Problem to work on.
Could you give the data below again, exactly and completely?
+++ Material provided +++
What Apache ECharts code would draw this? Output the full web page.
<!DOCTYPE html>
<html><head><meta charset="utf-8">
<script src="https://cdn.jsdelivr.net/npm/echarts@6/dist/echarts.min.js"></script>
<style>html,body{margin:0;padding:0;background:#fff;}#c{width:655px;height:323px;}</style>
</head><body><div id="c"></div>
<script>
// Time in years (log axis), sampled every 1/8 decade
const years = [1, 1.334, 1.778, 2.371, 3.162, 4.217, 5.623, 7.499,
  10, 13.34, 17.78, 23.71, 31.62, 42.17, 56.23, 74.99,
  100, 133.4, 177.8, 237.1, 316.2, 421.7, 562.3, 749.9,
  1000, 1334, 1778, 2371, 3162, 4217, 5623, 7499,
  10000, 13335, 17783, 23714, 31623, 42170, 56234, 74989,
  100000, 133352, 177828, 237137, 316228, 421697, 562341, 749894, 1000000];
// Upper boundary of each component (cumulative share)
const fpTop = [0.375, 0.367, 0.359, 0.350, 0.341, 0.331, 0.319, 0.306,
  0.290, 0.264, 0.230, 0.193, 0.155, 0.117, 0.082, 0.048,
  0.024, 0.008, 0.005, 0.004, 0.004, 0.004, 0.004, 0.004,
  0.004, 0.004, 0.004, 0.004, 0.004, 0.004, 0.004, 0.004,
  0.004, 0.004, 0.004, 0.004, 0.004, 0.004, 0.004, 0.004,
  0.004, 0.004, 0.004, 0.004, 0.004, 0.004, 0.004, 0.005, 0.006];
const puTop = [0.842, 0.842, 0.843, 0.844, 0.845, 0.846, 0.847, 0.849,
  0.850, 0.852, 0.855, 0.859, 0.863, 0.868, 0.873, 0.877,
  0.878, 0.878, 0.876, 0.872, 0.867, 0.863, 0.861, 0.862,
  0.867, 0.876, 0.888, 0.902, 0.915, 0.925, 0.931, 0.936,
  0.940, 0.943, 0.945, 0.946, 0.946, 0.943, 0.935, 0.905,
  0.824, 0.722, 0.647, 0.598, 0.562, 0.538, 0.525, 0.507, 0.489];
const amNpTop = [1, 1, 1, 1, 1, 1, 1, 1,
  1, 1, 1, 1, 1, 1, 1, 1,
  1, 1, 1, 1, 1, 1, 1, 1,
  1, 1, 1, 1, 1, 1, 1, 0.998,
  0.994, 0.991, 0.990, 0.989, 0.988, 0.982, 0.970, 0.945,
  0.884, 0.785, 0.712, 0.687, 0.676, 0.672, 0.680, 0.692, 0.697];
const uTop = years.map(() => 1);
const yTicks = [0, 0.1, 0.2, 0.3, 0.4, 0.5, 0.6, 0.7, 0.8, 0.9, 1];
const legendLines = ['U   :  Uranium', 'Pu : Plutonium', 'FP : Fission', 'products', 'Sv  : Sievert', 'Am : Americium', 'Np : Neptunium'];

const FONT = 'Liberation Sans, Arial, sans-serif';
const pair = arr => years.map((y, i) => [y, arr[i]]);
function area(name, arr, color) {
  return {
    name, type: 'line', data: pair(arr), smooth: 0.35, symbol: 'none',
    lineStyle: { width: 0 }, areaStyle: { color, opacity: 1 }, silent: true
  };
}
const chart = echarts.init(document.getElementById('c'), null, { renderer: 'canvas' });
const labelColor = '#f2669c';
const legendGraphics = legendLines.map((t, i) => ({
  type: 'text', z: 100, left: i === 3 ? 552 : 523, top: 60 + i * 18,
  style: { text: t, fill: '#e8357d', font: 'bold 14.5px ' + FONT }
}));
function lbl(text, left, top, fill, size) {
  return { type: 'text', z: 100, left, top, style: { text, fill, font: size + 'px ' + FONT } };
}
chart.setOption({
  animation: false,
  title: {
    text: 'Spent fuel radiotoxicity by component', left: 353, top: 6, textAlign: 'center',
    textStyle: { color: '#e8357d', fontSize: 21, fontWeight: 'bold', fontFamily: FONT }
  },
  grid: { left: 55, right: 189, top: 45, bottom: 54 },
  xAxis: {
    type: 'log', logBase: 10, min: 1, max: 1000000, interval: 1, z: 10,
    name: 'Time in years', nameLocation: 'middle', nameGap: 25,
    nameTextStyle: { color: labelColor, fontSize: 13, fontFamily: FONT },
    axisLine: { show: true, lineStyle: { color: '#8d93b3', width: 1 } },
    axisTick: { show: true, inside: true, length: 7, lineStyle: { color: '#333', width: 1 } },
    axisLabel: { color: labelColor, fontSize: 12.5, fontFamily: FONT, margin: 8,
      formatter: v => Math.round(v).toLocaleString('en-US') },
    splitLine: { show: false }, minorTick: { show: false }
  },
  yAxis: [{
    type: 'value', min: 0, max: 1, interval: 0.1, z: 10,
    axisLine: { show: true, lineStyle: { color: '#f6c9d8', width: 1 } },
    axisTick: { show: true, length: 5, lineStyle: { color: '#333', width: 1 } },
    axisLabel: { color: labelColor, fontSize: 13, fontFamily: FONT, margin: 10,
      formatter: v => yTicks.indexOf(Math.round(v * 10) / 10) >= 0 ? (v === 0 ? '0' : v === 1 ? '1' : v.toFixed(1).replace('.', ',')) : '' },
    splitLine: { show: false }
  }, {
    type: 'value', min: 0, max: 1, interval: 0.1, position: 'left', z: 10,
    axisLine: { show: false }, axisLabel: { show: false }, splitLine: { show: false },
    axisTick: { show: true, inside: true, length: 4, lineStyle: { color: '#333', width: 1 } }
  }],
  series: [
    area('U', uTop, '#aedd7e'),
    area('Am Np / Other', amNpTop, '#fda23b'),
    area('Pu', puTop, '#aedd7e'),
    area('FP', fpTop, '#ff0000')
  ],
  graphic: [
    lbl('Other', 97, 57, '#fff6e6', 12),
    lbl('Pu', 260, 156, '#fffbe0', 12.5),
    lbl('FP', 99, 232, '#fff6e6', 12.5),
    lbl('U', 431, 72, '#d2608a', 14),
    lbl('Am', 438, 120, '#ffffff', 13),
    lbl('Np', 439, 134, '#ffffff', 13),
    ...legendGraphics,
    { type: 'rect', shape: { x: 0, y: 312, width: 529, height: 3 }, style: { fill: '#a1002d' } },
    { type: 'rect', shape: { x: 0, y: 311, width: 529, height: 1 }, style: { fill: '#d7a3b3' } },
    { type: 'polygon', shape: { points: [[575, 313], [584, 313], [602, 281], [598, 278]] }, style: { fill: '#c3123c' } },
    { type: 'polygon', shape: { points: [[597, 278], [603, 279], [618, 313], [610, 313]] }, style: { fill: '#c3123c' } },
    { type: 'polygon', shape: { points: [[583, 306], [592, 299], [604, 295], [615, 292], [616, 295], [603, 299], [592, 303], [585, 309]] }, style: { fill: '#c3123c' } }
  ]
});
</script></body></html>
+++
Answer to the task.
What Apache ECharts code would draw this? Output the full web page.
<!DOCTYPE html>
<html><head><meta charset="utf-8">
<script src="https://cdn.jsdelivr.net/npm/echarts@6/dist/echarts.min.js"></script>
<style>html,body{margin:0;padding:0;background:#fff;}#c{width:655px;height:323px;}</style>
</head><body><div id="c"></div>
<script>
// Time in years (log axis), sampled every 1/8 decade
const years = [1, 1.334, 1.778, 2.371, 3.162, 4.217, 5.623, 7.499,
  10, 13.34, 17.78, 23.71, 31.62, 42.17, 56.23, 74.99,
  100, 133.4, 177.8, 237.1, 316.2, 421.7, 562.3, 749.9,
  1000, 1334, 1778, 2371, 3162, 4217, 5623, 7499,
  10000, 13335, 17783, 23714, 31623, 42170, 56234, 74989,
  100000, 133352, 177828, 237137, 316228, 421697, 562341, 749894, 1000000];
// Upper boundary of each component (cumulative share)
const fpTop = [0.375, 0.367, 0.359, 0.350, 0.341, 0.331, 0.319, 0.306,
  0.290, 0.264, 0.230, 0.193, 0.155, 0.117, 0.082, 0.048,
  0.024, 0.008, 0.005, 0.004, 0.004, 0.004, 0.004, 0.004,
  0.004, 0.004, 0.004, 0.004, 0.004, 0.004, 0.004, 0.004,
  0.004, 0.004, 0.004, 0.004, 0.004, 0.004, 0.004, 0.004,
  0.004, 0.004, 0.004, 0.004, 0.004, 0.004, 0.004, 0.005, 0.006];
const puTop = [0.842, 0.842, 0.843, 0.844, 0.845, 0.846, 0.847, 0.849,
  0.850, 0.852, 0.855, 0.859, 0.863, 0.868, 0.873, 0.877,
  0.878, 0.878, 0.876, 0.872, 0.867, 0.863, 0.861, 0.862,
  0.867, 0.876, 0.888, 0.902, 0.915, 0.925, 0.931, 0.936,
  0.940, 0.943, 0.945, 0.946, 0.946, 0.943, 0.935, 0.905,
  0.824, 0.722, 0.647, 0.598, 0.562, 0.538, 0.525, 0.507, 0.489];
const amNpTop = [1, 1, 1, 1, 1, 1, 1, 1,
  1, 1, 1, 1, 1, 1, 1, 1,
  1, 1, 1, 1, 1, 1, 1, 1,
  1, 1, 1, 1, 1, 1, 1, 0.998,
  0.994, 0.991, 0.990, 0.989, 0.988, 0.982, 0.970, 0.945,
  0.884, 0.785, 0.712, 0.687, 0.676, 0.672, 0.680, 0.692, 0.697];
const uTop = years.map(() => 1);
const yTicks = [0, 0.1, 0.2, 0.3, 0.4, 0.5, 0.6, 0.7, 0.8, 0.9, 1];
const legendLines = ['U   :  Uranium', 'Pu : Plutonium', 'FP : Fission', 'products', 'Sv  : Sievert', 'Am : Americium', 'Np : Neptunium'];

const FONT = 'Liberation Sans, Arial, sans-serif';
const pair = arr => years.map((y, i) => [y, arr[i]]);
function area(name, arr, color) {
  return {
    name, type: 'line', data: pair(arr), smooth: 0.35, symbol: 'none',
    lineStyle: { width: 0 }, areaStyle: { color, opacity: 1 }, silent: true
  };
}
const chart = echarts.init(document.getElementById('c'), null, { renderer: 'canvas' });
const labelColor = '#f2669c';
const legendGraphics = legendLines.map((t, i) => ({
  type: 'text', z: 100, left: i === 3 ? 552 : 523, top: 60 + i * 18,
  style: { text: t, fill: '#e8357d', font: 'bold 14.5px ' + FONT }
}));
function lbl(text, left, top, fill, size) {
  return { type: 'text', z: 100, left, top, style: { text, fill, font: size + 'px ' + FONT } };
}
chart.setOption({
  animation: false,
  title: {
    text: 'Spent fuel radiotoxicity by component', left: 353, top: 6, textAlign: 'center',
    textStyle: { color: '#e8357d', fontSize: 21, fontWeight: 'bold', fontFamily: FONT }
  },
  grid: { left: 55, right: 189, top: 45, bottom: 54 },
  xAxis: {
    type: 'log', logBase: 10, min: 1, max: 1000000, interval: 1, z: 10,
    name: 'Time in years', nameLocation: 'middle', nameGap: 25,
    nameTextStyle: { color: labelColor, fontSize: 13, fontFamily: FONT },
    axisLine: { show: true, lineStyle: { color: '#8d93b3', width: 1 } },
    axisTick: { show: true, inside: true, length: 7, lineStyle: { color: '#333', width: 1 } },
    axisLabel: { color: labelColor, fontSize: 12.5, fontFamily: FONT, margin: 8,
      formatter: v => Math.round(v).toLocaleString('en-US') },
    splitLine: { show: false }, minorTick: { show: false }
  },
  yAxis: [{
    type: 'value', min: 0, max: 1, interval: 0.1, z: 10,
    axisLine: { show: true, lineStyle: { color: '#f6c9d8', width: 1 } },
    axisTick: { show: true, length: 5, lineStyle: { color: '#333', width: 1 } },
    axisLabel: { color: labelColor, fontSize: 13, fontFamily: FONT, margin: 10,
      formatter: v => yTicks.indexOf(Math.round(v * 10) / 10) >= 0 ? (v === 0 ? '0' : v === 1 ? '1' : v.toFixed(1).replace('.', ',')) : '' },
    splitLine: { show: false }
  }, {
    type: 'value', min: 0, max: 1, interval: 0.1, position: 'left', z: 10,
    axisLine: { show: false }, axisLabel: { show: false }, splitLine: { show: false },
    axisTick: { show: true, inside: true, length: 4, lineStyle: { color: '#333', width: 1 } }
  }],
  series: [
    area('U', uTop, '#aedd7e'),
    area('Am Np / Other', amNpTop, '#fda23b'),
    area('Pu', puTop, '#aedd7e'),
    area('FP', fpTop, '#ff0000')
  ],
  graphic: [
    lbl('Other', 97, 57, '#fff6e6', 12),
    lbl('Pu', 260, 156, '#fffbe0', 12.5),
    lbl('FP', 99, 232, '#fff6e6', 12.5),
    lbl('U', 431, 72, '#d2608a', 14),
    lbl('Am', 438, 120, '#ffffff', 13),
    lbl('Np', 439, 134, '#ffffff', 13),
    ...legendGraphics,
    { type: 'rect', shape: { x: 0, y: 312, width: 529, height: 3 }, style: { fill: '#a1002d' } },
    { type: 'rect', shape: { x: 0, y: 311, width: 529, height: 1 }, style: { fill: '#d7a3b3' } },
    { type: 'polygon', shape: { points: [[575, 313], [584, 313], [602, 281], [598, 278]] }, style: { fill: '#c3123c' } },
    { type: 'polygon', shape: { points: [[597, 278], [603, 279], [618, 313], [610, 313]] }, style: { fill: '#c3123c' } },
    { type: 'polygon', shape: { points: [[583, 306], [592, 299], [604, 295], [615, 292], [616, 295], [603, 299], [592, 303], [585, 309]] }, style: { fill: '#c3123c' } }
  ]
});
</script></body></html>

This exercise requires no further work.